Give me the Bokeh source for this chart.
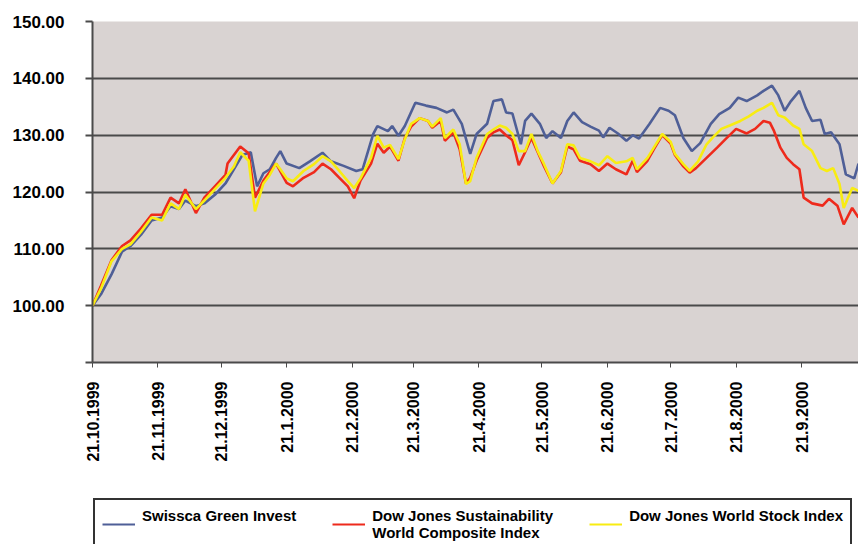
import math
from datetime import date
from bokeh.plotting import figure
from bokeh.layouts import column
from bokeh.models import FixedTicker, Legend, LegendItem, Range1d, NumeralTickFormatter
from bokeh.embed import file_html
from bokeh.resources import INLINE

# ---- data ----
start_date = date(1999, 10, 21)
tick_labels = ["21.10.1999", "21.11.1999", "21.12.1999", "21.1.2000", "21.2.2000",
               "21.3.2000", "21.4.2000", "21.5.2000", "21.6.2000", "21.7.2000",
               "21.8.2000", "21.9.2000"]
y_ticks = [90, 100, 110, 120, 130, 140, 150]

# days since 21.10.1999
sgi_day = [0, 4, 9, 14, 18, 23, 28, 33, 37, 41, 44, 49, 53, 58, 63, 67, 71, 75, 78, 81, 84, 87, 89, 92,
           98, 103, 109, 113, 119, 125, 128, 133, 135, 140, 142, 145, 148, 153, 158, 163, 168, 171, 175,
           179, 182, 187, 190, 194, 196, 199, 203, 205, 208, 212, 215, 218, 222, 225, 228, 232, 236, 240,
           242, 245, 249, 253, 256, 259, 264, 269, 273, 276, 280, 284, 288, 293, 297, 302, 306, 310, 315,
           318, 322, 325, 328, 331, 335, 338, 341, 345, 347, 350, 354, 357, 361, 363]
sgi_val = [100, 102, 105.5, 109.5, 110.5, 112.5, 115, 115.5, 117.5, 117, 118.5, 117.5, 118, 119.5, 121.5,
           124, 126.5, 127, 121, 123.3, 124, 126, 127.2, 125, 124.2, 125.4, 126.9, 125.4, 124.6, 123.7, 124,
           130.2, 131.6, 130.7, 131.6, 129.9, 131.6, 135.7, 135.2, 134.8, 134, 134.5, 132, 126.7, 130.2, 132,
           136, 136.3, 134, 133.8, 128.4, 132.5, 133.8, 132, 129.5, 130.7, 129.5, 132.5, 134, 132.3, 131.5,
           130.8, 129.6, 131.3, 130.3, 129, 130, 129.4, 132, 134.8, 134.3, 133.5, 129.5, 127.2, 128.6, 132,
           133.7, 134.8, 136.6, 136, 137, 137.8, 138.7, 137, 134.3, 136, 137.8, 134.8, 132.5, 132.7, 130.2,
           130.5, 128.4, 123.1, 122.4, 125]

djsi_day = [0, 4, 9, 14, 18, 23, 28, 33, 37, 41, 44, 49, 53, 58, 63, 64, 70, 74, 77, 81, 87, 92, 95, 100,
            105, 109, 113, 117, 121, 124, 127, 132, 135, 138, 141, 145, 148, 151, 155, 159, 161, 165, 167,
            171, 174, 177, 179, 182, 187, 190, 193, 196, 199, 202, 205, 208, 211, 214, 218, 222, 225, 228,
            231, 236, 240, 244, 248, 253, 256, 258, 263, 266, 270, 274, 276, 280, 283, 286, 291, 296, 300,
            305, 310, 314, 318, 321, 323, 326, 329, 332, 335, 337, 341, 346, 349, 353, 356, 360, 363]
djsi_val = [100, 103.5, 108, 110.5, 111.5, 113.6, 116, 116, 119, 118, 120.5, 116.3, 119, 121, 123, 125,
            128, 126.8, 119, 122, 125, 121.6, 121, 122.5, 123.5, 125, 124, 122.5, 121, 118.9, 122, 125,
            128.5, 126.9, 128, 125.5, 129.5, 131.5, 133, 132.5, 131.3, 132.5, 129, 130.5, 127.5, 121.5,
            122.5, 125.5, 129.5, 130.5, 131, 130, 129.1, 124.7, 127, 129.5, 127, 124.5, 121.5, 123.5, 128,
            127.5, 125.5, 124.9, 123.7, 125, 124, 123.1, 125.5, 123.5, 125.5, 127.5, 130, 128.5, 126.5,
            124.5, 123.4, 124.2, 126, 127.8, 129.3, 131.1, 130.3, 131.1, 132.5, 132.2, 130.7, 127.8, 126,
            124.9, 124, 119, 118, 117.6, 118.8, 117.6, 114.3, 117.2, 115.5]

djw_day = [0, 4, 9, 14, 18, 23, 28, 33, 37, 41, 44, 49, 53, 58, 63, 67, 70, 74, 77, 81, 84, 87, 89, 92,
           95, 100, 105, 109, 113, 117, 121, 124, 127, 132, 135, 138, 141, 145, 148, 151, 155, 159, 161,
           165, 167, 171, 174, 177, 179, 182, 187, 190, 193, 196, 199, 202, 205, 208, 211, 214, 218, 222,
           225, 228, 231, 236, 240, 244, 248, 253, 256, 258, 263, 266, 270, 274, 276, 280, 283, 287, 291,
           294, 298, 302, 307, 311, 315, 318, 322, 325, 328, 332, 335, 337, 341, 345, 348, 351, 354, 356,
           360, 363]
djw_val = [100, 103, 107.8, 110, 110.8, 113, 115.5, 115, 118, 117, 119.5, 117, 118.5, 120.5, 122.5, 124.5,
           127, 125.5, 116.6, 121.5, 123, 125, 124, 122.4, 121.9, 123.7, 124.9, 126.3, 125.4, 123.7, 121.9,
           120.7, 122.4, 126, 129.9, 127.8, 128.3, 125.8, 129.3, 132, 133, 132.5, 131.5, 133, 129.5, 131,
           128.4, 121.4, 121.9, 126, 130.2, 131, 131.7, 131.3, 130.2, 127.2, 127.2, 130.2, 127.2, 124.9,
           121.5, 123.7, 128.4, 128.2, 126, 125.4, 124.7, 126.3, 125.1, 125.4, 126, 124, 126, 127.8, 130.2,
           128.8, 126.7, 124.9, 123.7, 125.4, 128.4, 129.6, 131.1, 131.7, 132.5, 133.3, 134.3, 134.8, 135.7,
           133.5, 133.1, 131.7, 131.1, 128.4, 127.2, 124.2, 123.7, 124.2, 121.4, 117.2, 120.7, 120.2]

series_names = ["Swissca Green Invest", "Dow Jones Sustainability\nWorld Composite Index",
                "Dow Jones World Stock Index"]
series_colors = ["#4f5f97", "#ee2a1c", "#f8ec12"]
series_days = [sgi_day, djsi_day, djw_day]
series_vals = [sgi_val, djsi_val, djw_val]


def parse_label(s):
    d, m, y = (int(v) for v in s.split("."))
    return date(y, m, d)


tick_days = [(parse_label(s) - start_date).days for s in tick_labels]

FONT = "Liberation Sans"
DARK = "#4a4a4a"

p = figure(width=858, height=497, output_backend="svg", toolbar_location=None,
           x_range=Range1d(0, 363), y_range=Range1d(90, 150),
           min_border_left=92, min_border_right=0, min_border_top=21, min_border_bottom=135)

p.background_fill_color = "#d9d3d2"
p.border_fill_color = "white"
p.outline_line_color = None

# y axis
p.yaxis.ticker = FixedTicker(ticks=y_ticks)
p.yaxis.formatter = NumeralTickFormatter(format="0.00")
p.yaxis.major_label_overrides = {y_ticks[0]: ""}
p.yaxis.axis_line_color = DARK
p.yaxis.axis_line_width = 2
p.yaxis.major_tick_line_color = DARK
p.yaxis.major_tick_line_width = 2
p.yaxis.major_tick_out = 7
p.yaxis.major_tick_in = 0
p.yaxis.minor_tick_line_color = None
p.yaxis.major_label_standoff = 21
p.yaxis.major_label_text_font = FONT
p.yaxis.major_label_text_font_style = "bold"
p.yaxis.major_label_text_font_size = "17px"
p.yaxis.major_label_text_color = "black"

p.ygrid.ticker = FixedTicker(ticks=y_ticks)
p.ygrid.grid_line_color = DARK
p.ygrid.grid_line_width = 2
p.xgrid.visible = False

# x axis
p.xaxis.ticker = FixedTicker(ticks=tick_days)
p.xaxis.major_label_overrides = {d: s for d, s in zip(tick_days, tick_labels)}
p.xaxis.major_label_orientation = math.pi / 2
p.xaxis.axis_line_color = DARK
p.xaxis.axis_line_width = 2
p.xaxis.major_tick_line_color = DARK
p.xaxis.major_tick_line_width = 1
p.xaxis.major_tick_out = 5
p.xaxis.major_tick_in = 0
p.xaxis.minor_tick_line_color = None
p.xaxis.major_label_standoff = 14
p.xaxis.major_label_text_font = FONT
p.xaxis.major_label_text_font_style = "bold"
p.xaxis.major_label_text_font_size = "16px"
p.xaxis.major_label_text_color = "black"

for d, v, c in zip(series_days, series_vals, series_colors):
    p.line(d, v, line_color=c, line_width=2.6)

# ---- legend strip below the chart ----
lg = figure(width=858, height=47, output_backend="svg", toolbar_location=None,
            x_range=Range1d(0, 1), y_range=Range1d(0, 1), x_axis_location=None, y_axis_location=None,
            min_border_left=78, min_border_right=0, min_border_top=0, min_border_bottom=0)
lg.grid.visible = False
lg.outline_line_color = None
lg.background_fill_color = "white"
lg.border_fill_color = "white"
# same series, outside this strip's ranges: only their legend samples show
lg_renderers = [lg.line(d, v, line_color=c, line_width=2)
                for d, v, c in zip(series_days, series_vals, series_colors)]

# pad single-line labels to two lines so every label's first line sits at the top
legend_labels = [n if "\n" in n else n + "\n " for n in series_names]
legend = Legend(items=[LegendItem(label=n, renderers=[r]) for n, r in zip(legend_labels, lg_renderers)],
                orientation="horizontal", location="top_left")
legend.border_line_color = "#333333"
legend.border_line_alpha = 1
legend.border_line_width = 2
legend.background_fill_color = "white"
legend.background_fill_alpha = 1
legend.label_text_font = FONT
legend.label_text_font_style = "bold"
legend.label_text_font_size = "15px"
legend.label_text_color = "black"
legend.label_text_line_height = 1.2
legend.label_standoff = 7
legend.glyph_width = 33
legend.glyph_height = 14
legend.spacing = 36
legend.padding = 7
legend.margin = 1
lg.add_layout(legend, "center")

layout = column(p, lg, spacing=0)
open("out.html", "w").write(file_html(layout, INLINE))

--

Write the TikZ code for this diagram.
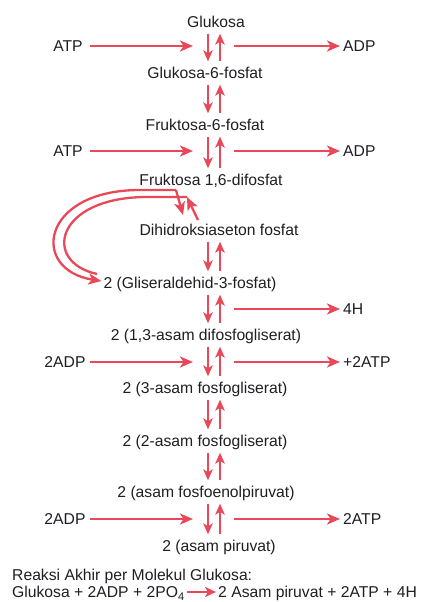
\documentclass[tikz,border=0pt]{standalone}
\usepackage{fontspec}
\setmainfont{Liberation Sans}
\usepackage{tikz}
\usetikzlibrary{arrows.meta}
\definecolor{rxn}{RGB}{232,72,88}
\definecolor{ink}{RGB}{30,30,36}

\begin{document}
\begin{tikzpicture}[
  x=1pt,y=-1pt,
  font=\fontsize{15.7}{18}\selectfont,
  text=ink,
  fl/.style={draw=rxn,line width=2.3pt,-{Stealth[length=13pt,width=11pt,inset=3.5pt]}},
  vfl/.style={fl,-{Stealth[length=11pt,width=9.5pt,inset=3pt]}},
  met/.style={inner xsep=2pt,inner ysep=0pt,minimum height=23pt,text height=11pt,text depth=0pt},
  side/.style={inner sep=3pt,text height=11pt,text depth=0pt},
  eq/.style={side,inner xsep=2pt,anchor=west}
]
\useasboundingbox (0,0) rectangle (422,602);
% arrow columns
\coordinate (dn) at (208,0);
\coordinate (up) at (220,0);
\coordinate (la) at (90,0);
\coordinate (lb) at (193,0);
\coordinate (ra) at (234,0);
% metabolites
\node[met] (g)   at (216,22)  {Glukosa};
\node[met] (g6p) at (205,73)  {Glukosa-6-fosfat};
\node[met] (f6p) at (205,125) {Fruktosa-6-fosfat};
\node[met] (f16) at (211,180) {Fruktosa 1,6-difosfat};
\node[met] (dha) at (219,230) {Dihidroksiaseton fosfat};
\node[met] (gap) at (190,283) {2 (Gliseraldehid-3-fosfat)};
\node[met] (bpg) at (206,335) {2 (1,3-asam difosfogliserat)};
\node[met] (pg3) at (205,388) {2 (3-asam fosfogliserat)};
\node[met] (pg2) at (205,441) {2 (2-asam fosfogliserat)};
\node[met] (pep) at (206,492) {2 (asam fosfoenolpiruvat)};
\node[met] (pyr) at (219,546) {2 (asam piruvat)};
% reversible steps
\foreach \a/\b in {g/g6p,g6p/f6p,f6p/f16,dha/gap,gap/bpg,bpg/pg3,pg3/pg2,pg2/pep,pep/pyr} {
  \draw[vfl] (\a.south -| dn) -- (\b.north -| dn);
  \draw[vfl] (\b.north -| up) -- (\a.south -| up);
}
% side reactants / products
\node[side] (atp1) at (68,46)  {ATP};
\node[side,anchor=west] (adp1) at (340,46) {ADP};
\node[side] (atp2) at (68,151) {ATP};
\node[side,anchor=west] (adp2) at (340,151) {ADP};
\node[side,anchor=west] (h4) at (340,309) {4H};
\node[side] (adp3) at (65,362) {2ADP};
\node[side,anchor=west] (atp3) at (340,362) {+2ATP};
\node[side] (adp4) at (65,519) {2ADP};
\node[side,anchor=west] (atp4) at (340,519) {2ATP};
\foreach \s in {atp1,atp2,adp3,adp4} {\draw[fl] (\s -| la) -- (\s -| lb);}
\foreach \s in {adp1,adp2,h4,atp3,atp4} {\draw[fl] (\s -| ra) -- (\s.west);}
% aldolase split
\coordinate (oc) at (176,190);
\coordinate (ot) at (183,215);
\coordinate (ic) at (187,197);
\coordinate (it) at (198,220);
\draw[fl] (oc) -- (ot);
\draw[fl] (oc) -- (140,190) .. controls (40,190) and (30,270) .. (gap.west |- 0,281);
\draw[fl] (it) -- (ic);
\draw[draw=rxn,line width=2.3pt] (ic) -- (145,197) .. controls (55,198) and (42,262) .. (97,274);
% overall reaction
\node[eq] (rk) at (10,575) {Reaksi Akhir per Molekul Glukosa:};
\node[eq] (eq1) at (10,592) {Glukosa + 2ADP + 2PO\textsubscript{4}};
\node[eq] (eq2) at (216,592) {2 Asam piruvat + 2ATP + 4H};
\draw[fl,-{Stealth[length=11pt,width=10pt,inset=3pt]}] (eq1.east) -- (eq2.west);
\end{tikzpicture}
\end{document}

--

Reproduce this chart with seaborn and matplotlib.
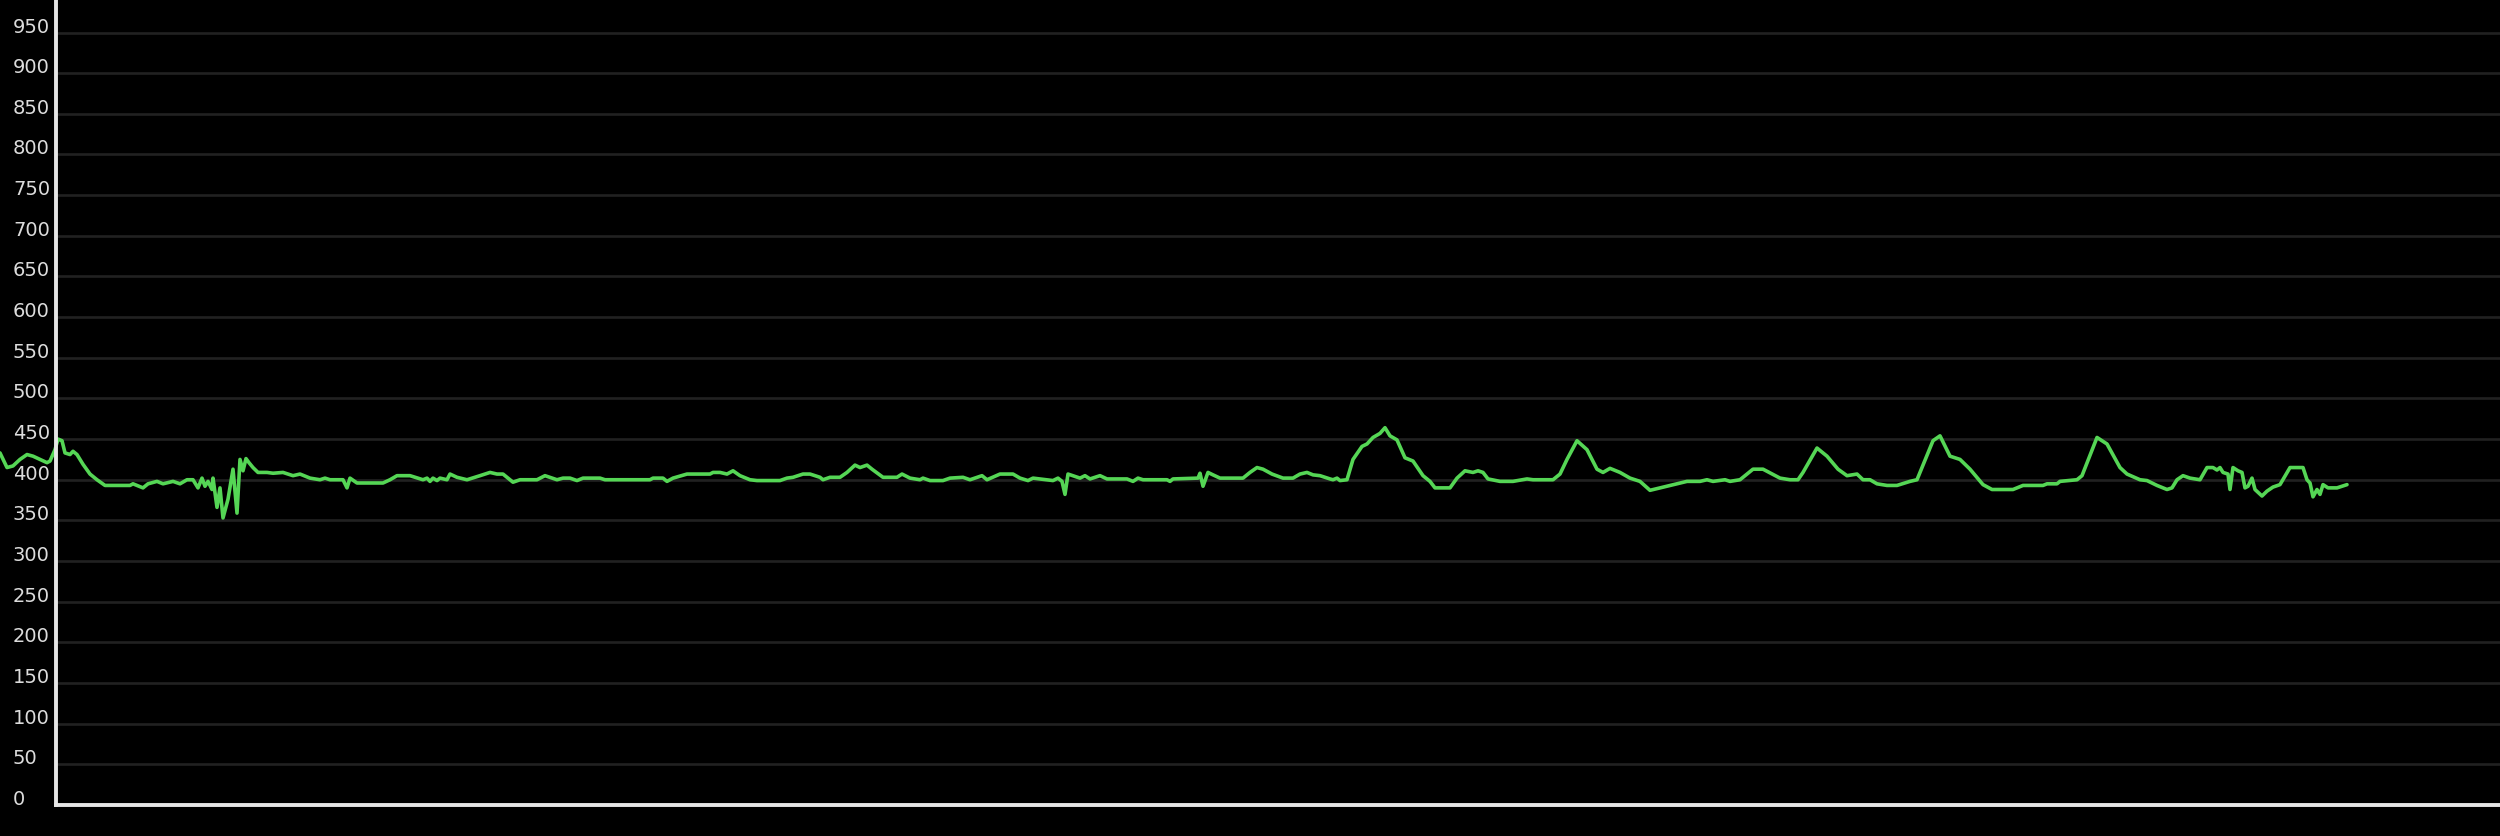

Problem to solve ->
Look above for the line containing "Give me the Bokeh source for this chart.", then write out every line from there down to the line containing "y_ticks = [90, 100, 110, 120, 130, 140, 150]", that line included, with no pictures.

In response ->
Give me the Bokeh source for this chart.
import math
from datetime import date
from bokeh.plotting import figure
from bokeh.layouts import column
from bokeh.models import FixedTicker, Legend, LegendItem, Range1d, NumeralTickFormatter
from bokeh.embed import file_html
from bokeh.resources import INLINE

# ---- data ----
start_date = date(1999, 10, 21)
tick_labels = ["21.10.1999", "21.11.1999", "21.12.1999", "21.1.2000", "21.2.2000",
               "21.3.2000", "21.4.2000", "21.5.2000", "21.6.2000", "21.7.2000",
               "21.8.2000", "21.9.2000"]
y_ticks = [90, 100, 110, 120, 130, 140, 150]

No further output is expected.